Acid Attacks and Legal Provisions: Basics Explained

Few days back a 17-year-old girl was allegedly attacked with acid by two bike-borne men in Delhi’s Dwarka district area. Following are the legal provisions related to Acid attack incidents.


An acid attack is an act of throwing acid on any person with the intent to cause harm or injury or to kill.

Section 326A of the Indian Penal Code, 1860, deals with voluntary causing permanent or partial damage, deformity, disfigures, burns, disables by use of acid.

The Criminal Law (Amendment) Act, 2013 inserted Section 326A and Section 326B in the Indian Penal Code, 1860 creating special provisions for the victims of acid attack. The offenders convicted under these sections shall be imprisoned for a minimum sentence of ten years which may increase up to life imprisonment along with fine; that fine should cover the medical expenses incurred by the victim. 326 B titledintentionally throwing or administering acid” where accused shall be liable to a term not less than 5 years extendable to 10 years and with fine up to Rs. 5 Lakh. Both the offences were proposed to be cognizable, non bailable and non-compoundable by nature and be triable by the session court.

Section 375 A of the Code of Criminal Procedure (CrPC): the state governments to draw schemes that provide compensation to those victims of an acid attack that require rehabilitation. This should be done under the guidance of the central government. 

Sub-Section (2) suggests that under the court’s recommendation, the District Legal Services Authority or the State Legal Services Authority (depending upon the case) may decide the amount of compensation that has to be provided.

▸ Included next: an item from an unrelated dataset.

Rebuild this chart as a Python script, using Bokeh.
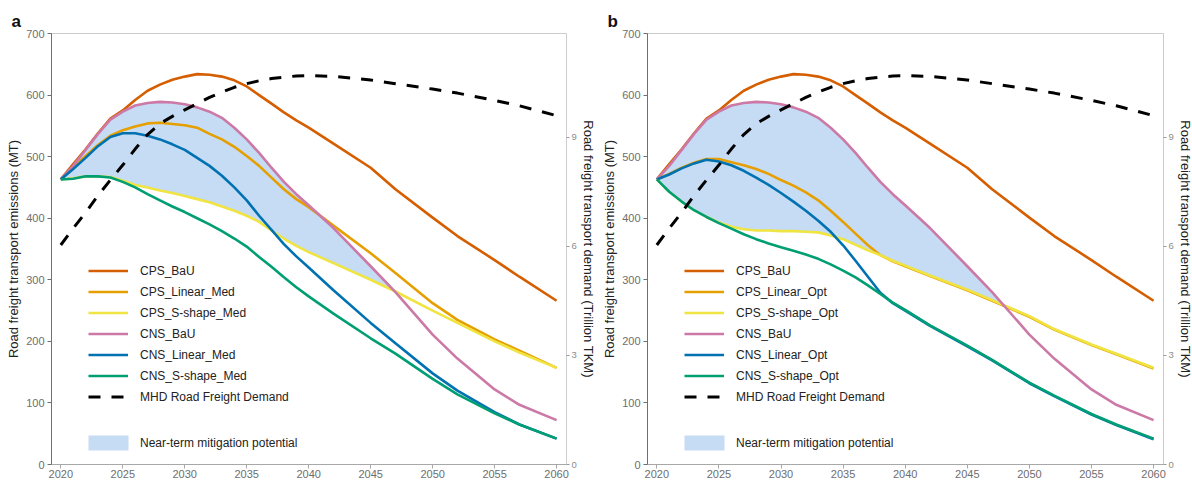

Further Section 357B of the CrPC clarifies that this compensation mentioned in the predecessor section will be provided in addition to the compensation already provided under Section 326A and Section 326B of the IPC. Section 357C of the CrPC orders all hospitals, of any nature (local, public, private etc.,) to provide the victim with immediate emergency first-aid that is free of cost.

Lakshmi v. Union of India (2015) The Supreme Court gave the  the guidelines; acid should strictly not be sold to anyone who is below the age of majority, i.e. 18 years. A photo identity proof was mandated for those who wanted to purchase acid.